» What to work on
In the listing that follows, retype every line from the first through the one containing "var textColor = '#d9d9d9'". Pictures are to be left out.

» Information provided
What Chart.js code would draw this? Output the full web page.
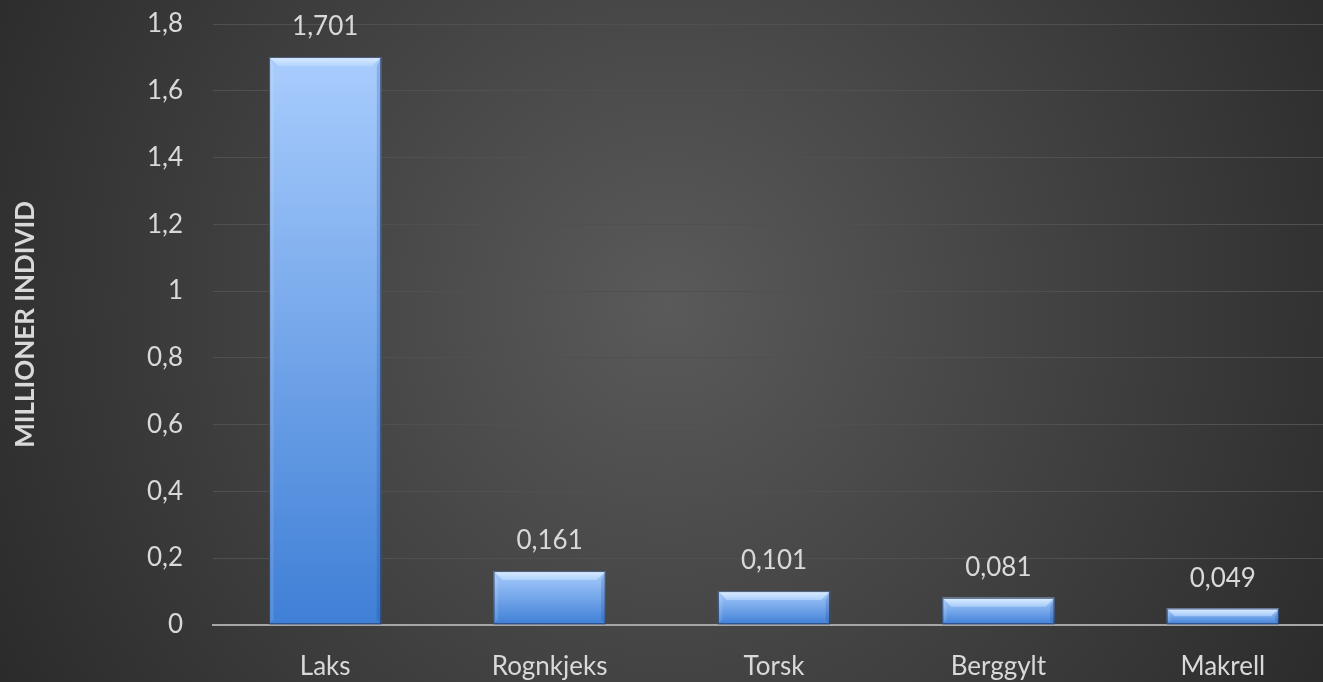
<!DOCTYPE html>
<html>
<head>
<meta charset="utf-8">
<script src="https://cdn.jsdelivr.net/npm/chart.js@4"></script>
<style>
  html, body { margin: 0; padding: 0; overflow: hidden; background: #333; }
  #wrap { width: 1335px; height: 682px; }
</style>
</head>
<body>
<div id="wrap"><canvas id="c"></canvas></div>
<script>
// arter og antall (millioner individ)
var species = ['Laks', 'Rognkjeks', 'Torsk', 'Berggylt', 'Makrell']
var amounts = [1.701, 0.161, 0.101, 0.081, 0.049]
var yTicks = [0, 0.2, 0.4, 0.6, 0.8, 1, 1.2, 1.4, 1.6, 1.8]

var fontFamily = 'Lato, "Open Sans", sans-serif'
var textColor = '#d9d9d9'

function commaNum(v, digits) {
  var s = digits == null ? String(Math.round(v * 10) / 10) : v.toFixed(digits)
  return s.replace('.', ',')
}

var bgPlugin = {
  id: 'bg',
  beforeDraw(chart) {
    let ctx = chart.ctx
    let w = chart.width, h = chart.height
    let g = ctx.createRadialGradient(w * 0.5, h * 0.45, 0, w * 0.5, h * 0.45, w * 0.62)
    g.addColorStop(0, '#5a5a5a')
    g.addColorStop(1, '#272727')
    ctx.save()
    ctx.fillStyle = g
    ctx.fillRect(0, 0, w, h)
    ctx.restore()
  }
}

var bevelPlugin = {
  id: 'bevel',
  afterDatasetsDraw(chart) {
    let ctx = chart.ctx
    let meta = chart.getDatasetMeta(0)
    ctx.save()
    meta.data.forEach(function (bar) {
      let half = bar.width / 2
      let l = bar.x - half, r = bar.x + half
      let t = bar.y, b = bar.base
      let bev = Math.min(9, (b - t) / 2)
      // top bevel
      let tg = ctx.createLinearGradient(0, t, 0, t + bev)
      tg.addColorStop(0, 'rgba(225,240,255,0.95)')
      tg.addColorStop(1, 'rgba(190,220,255,0.6)')
      ctx.fillStyle = tg
      ctx.beginPath()
      ctx.moveTo(l, t); ctx.lineTo(r, t); ctx.lineTo(r - bev, t + bev); ctx.lineTo(l + bev, t + bev)
      ctx.closePath(); ctx.fill()
      // side bevels
      ctx.fillStyle = 'rgba(255,255,255,0.12)'
      ctx.beginPath()
      ctx.moveTo(l, t); ctx.lineTo(l + bev / 2, t + bev); ctx.lineTo(l + bev / 2, b - bev / 2); ctx.lineTo(l, b)
      ctx.closePath(); ctx.fill()
      ctx.fillStyle = 'rgba(20,50,110,0.18)'
      ctx.beginPath()
      ctx.moveTo(r, t); ctx.lineTo(r - bev / 2, t + bev); ctx.lineTo(r - bev / 2, b - bev / 2); ctx.lineTo(r, b)
      ctx.closePath(); ctx.fill()
      ctx.strokeStyle = 'rgba(30,50,90,0.8)'
      ctx.lineWidth = 1
      ctx.strokeRect(l + 0.5, t + 0.5, bar.width - 1, b - t - 1)
    })
    ctx.restore()
  }
}

var labelPlugin = {
  id: 'valueLabels',
  afterDatasetsDraw(chart) {
    let ctx = chart.ctx
    let meta = chart.getDatasetMeta(0)
    ctx.save()
    ctx.font = '26px ' + fontFamily
    ctx.fillStyle = textColor
    ctx.textAlign = 'center'
    ctx.textBaseline = 'middle'
    meta.data.forEach(function (bar, i) {
      ctx.fillText(commaNum(amounts[i], 3), bar.x, bar.y - 30)
    })
    ctx.restore()
  }
}

var ctx = document.getElementById('c')
new Chart(ctx, {
  type: 'bar',
  data: {
    labels: species,
    datasets: [{
      data: amounts,
      barPercentage: 0.5,
      categoryPercentage: 1,
      backgroundColor(c) {
        let chart = c.chart
        let ys = chart.scales && chart.scales.y
        if (!chart.chartArea || !ys || c.raw == null) return '#6a9fe6'
        let top = ys.getPixelForValue(c.raw)
        let bot = ys.getPixelForValue(0)
        if (!isFinite(top) || !isFinite(bot) || bot - top < 1) return '#6a9fe6'
        let g = chart.ctx.createLinearGradient(0, top, 0, bot)
        g.addColorStop(0, '#a9cdfd')
        g.addColorStop(1, '#3f7fd6')
        return g
      },
      borderWidth: 0
    }]
  },
  options: {
    responsive: true,
    maintainAspectRatio: false,
    animation: false,
    layout: { padding: { top: 24, left: 0, right: 0, bottom: -18 } },
    plugins: {
      legend: { display: false },
      tooltip: { enabled: false }
    },
    scales: {
      x: {
        grid: { display: false },
        border: { color: '#a6a6a6', width: 2 },
        ticks: { color: textColor, font: { family: fontFamily, size: 26 }, padding: 18 }
      },
      y: {
        min: 0,
        max: 1.8,
        afterBuildTicks(axis) {
          axis.ticks = yTicks.map(v => ({ value: v }))
        },
        afterFit(axis) {
          axis.width = 213
          axis.paddingTop = 0
          axis.paddingBottom = 0
        },
        grid: { color: '#505050', lineWidth: 1, drawTicks: false },
        border: { display: false },
        ticks: {
          color: textColor,
          font: { family: fontFamily, size: 26 },
          padding: 30,
          callback: v => commaNum(v)
        },
        title: {
          display: true,
          text: 'MILLIONER INDIVID',
          color: textColor,
          font: { family: fontFamily, size: 26, weight: 'bold' },
          padding: { top: 10, bottom: 0 }
        }
      }
    }
  },
  plugins: [bgPlugin, bevelPlugin, labelPlugin]
})
</script>
</body>
</html>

» Result for this task
What Chart.js code would draw this? Output the full web page.
<!DOCTYPE html>
<html>
<head>
<meta charset="utf-8">
<script src="https://cdn.jsdelivr.net/npm/chart.js@4"></script>
<style>
  html, body { margin: 0; padding: 0; overflow: hidden; background: #333; }
  #wrap { width: 1335px; height: 682px; }
</style>
</head>
<body>
<div id="wrap"><canvas id="c"></canvas></div>
<script>
// arter og antall (millioner individ)
var species = ['Laks', 'Rognkjeks', 'Torsk', 'Berggylt', 'Makrell']
var amounts = [1.701, 0.161, 0.101, 0.081, 0.049]
var yTicks = [0, 0.2, 0.4, 0.6, 0.8, 1, 1.2, 1.4, 1.6, 1.8]

var fontFamily = 'Lato, "Open Sans", sans-serif'
var textColor = '#d9d9d9'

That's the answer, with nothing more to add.